Though the usually composed mother of four has never expressed a homicidal thought, during a recent book club meeting — before anyone even had a chance to say a word about this month’s selection, The Girl on the Train — McGrath confessed the race between Hillary Clinton and Donald Trump was triggering inside her murderous intentions.
“There’s a guy at work who talks about the election non-stop. He’s a complete idiot. I can’t take it anymore. If he tells me one more time he was ‘shaken to his core’ I am going to snap, I swear.”
Members of the book club — devoted to books in name only, while committed instead mostly to drinking wine and talking about the pain of childbirth — quietly agreed: this election has become a dull throbbing source of incessant irritation.
“I can’t stand it anymore! Just cut me! Cut me! I want it to be over!” McGrath screamed.
Club members — including McGrath’s best friend, Sarah LaMonica, and her mother-in-law, Mildred McGrath — weren’t sure whether Meghan was talking about the election, or re-enacting, once again, the birth of her twin sons, Miles and Coltrane.
“I think she’s talking about the election, but she could be talking about the C-section again. She’s pretty peeved about both,” Mildred murmured. “We’re going to give her a minute to collect herself, and then open another bottle.”

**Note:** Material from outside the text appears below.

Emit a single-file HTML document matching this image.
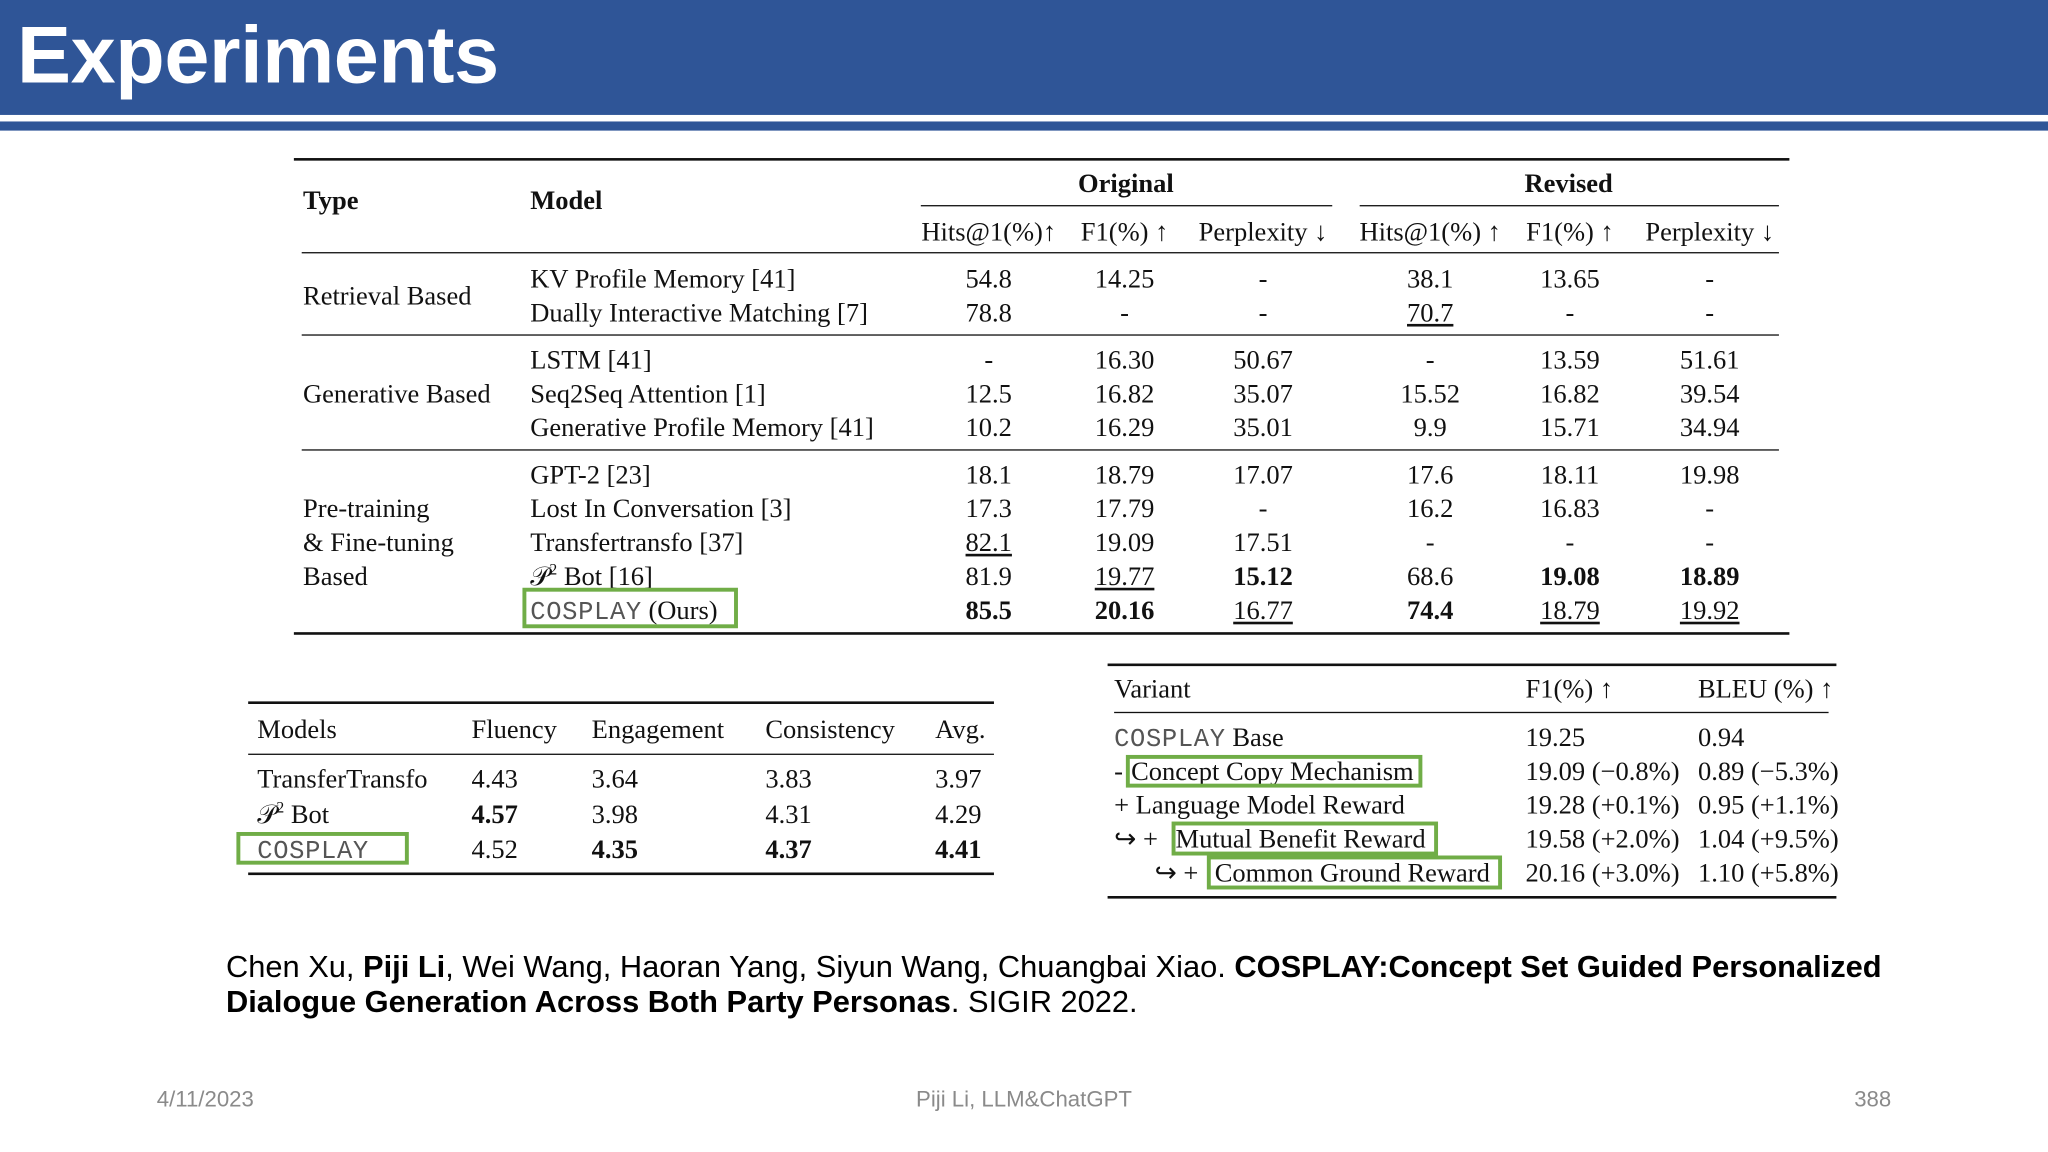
<!DOCTYPE html>
<html><head><meta charset="utf-8">
<style>
html,body{margin:0;padding:0;background:#fff;}
body{width:2048px;height:1152px;overflow:hidden;position:relative;}
#stage{position:absolute;left:0;top:0;width:1568px;height:882px;transform:scale(1.306122);transform-origin:0 0;}
.t{position:absolute;font-family:"Liberation Serif",serif;font-size:20.3px;color:#111;white-space:nowrap;line-height:22px;}
.c{transform:translateX(-50%);}
.b{font-weight:bold;}
.u{text-decoration:underline;text-underline-offset:3px;}
.r{position:absolute;background:#111;}
.g{position:absolute;border:3px solid #70ad47;box-sizing:border-box;}
.cos{font-family:"Liberation Mono",monospace;color:#555;letter-spacing:0.5px;font-size:19.5px;}
.sp{font-size:12px;position:relative;top:-8px;}
</style></head>
<body>
<div id="stage">
<div style="position:absolute;left:0;top:0;width:1568px;height:88px;background:#2f5597;"></div>
<div style="position:absolute;left:0;top:93px;width:1568px;height:7px;background:#2f5597;"></div>
<div style="position:absolute;left:13px;top:7px;font-family:'Liberation Sans',sans-serif;font-weight:bold;font-size:62px;color:#fff;line-height:72px;letter-spacing:-0.3px;">Experiments</div>
<div id="content"></div>
<div style="position:absolute;left:173px;top:728px;font-family:'Liberation Sans',sans-serif;font-size:23.6px;line-height:27px;color:#000;width:1320px;">Chen Xu, <b>Piji Li</b>, Wei Wang, Haoran Yang, Siyun Wang, Chuangbai Xiao. <b>COSPLAY:Concept Set Guided Personalized Dialogue Generation Across Both Party Personas</b>. SIGIR 2022.</div>
<div style="position:absolute;left:120px;top:832px;font-family:'Liberation Sans',sans-serif;font-size:17px;color:#8a8a8a;">4/11/2023</div>
<div style="position:absolute;left:784px;top:832px;transform:translateX(-50%);font-family:'Liberation Sans',sans-serif;font-size:17px;color:#8a8a8a;white-space:nowrap;">Piji Li, LLM&amp;ChatGPT</div>
<div style="position:absolute;left:1448px;top:832px;transform:translateX(-100%);font-family:'Liberation Sans',sans-serif;font-size:17px;color:#8a8a8a;">388</div>
</div>
<script>
var root=document.getElementById('content');
function T(x,y,html,cls,name){
  var el=document.createElement('div');
  el.className='t '+(cls||'');
  el.style.left=x+'px';el.style.top=(y-10)+'px';
  el.innerHTML=html;
  
  
  root.appendChild(el);
}
function R(x1,x2,y,h,name){
  var el=document.createElement('div');
  el.className='r';
  el.style.left=x1+'px';el.style.width=(x2-x1)+'px';el.style.top=y+'px';el.style.height=h+'px';
  
  
  root.appendChild(el);
}
function G(x1,y1,x2,y2,name){
  var el=document.createElement('div');
  el.className='g';
  el.style.left=x1+'px';el.style.top=y1+'px';el.style.width=(x2-x1)+'px';el.style.height=(y2-y1)+'px';
  
  
  root.appendChild(el);
}
var COS='<span class="cos">COSPLAY</span>';
var P2='𝒫<span class="sp">2</span> Bot';
// main table
R(225,1370,121,2,'main-top-rule');R(705,1020,157,1);R(1041,1362,157,1);
R(231,1362,193,1);R(231,1362,256,1);R(231,1362,344,1);R(225,1370,484,2,'main-bottom-rule');
T(232,153,'Type','b','type-header');T(406,153,'Model','b','model-header');
T(862,140,'Original','b c','original-header');T(1201,140,'Revised','b c','revised-header');
var mc=[757,861,967,1095,1202,1309];
var sub=['Hits@1(%)↑','F1(%) ↑','Perplexity ↓','Hits@1(%) ↑','F1(%) ↑','Perplexity ↓'];
sub.forEach(function(s,i){T(mc[i],177,s,'c','metric-header');});
T(232,226,'Retrieval Based','','type-label');
T(232,301,'Generative Based','','type-label');
T(232,389,'Pre-training','','type-label');T(232,415,'&amp; Fine-tuning','','type-label');T(232,441,'Based','','type-label');
var rows=[
[213,'KV Profile Memory [41]',['54.8','14.25','-','38.1','13.65','-']],
[239,'Dually Interactive Matching [7]',['78.8','-','-','<u>70.7</u>','-','-']],
[275,'LSTM [41]',['-','16.30','50.67','-','13.59','51.61']],
[301,'Seq2Seq Attention [1]',['12.5','16.82','35.07','15.52','16.82','39.54']],
[327,'Generative Profile Memory [41]',['10.2','16.29','35.01','9.9','15.71','34.94']],
[363,'GPT-2 [23]',['18.1','18.79','17.07','17.6','18.11','19.98']],
[389,'Lost In Conversation [3]',['17.3','17.79','-','16.2','16.83','-']],
[415,'Transfertransfo [37]',['<u>82.1</u>','19.09','17.51','-','-','-']],
[441,P2+' [16]',['81.9','<u>19.77</u>','<b>15.12</b>','68.6','<b>19.08</b>','<b>18.89</b>']],
[467,COS+' (Ours)',['<b>85.5</b>','<b>20.16</b>','<u>16.77</u>','<b>74.4</b>','<u>18.79</u>','<u>19.92</u>']]
];
rows.forEach(function(r){T(406,r[0],r[1],'','model-name');r[2].forEach(function(v,i){T(mc[i],r[0],v,'c','metric-value');});});
G(400,450,565,481,'cosplay-highlight-main');
// human eval table
R(190,761,537,2,'human-top-rule');R(190,761,577,1);R(190,761,668,2,'human-bottom-rule');
var hc=[197,361,453,586,716];
['Models','Fluency','Engagement','Consistency','Avg.'].forEach(function(s,i){T(hc[i],558,s,'','human-header');});
var hr=[[596,['TransferTransfo','4.43','3.64','3.83','3.97']],[623,[P2,'<b>4.57</b>','3.98','4.31','4.29']],[650,[COS,'4.52','<b>4.35</b>','<b>4.37</b>','<b>4.41</b>']]];
hr.forEach(function(r){r[1].forEach(function(v,i){T(hc[i],r[0],v,'','human-value');});});
G(181,637,313,662,'cosplay-highlight-human');
// ablation table
R(848,1406,508,2,'ablation-top-rule');R(853,1400,545,1);R(848,1406,686,2,'ablation-bottom-rule');
T(853,527,'Variant','','variant-header');T(1168,527,'F1(%) ↑','','f1-header');T(1300,527,'BLEU (%) ↑','','bleu-header');
var ar=[[564,'','19.25','0.94'],[590,'','19.09 (−0.8%)','0.89 (−5.3%)'],[616,'','19.28 (+0.1%)','0.95 (+1.1%)'],[642,'','19.58 (+2.0%)','1.04 (+9.5%)'],[668,'','20.16 (+3.0%)','1.10 (+5.8%)']];
ar.forEach(function(r){T(1168,r[0],r[2],'','f1-value');T(1300,r[0],r[3],'','bleu-value');});
T(853,564,COS+' Base','','variant-name');
T(853,590,'-','','variant-prefix');T(866,590,'Concept Copy Mechanism','','variant-name');
T(853,616,'+ Language Model Reward','','variant-name');
T(853,642,'↪ +','','variant-prefix');T(900,642,'Mutual Benefit Reward','','variant-name');
T(884,668,'↪ +','','variant-prefix');T(930,668,'Common Ground Reward','','variant-name');
G(862,578,1089,603,'concept-copy-highlight');G(897,629,1101,655,'mutual-benefit-highlight');G(924,655,1150,681,'common-ground-highlight');
</script>
</body></html>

Sarah, practical as ever, summed up her estimation of Meghan’s current state of mind and her immediate future — as well as, perhaps, the future of our country:
“Meghan has been under a lot of pressure lately, what with her job, the kids and now this fucking election. Excuse me, I mean freaking. Anyway, she’s going to be OK. I think. I hope. She’s got to move forward, right? We can’t all move to Canada.”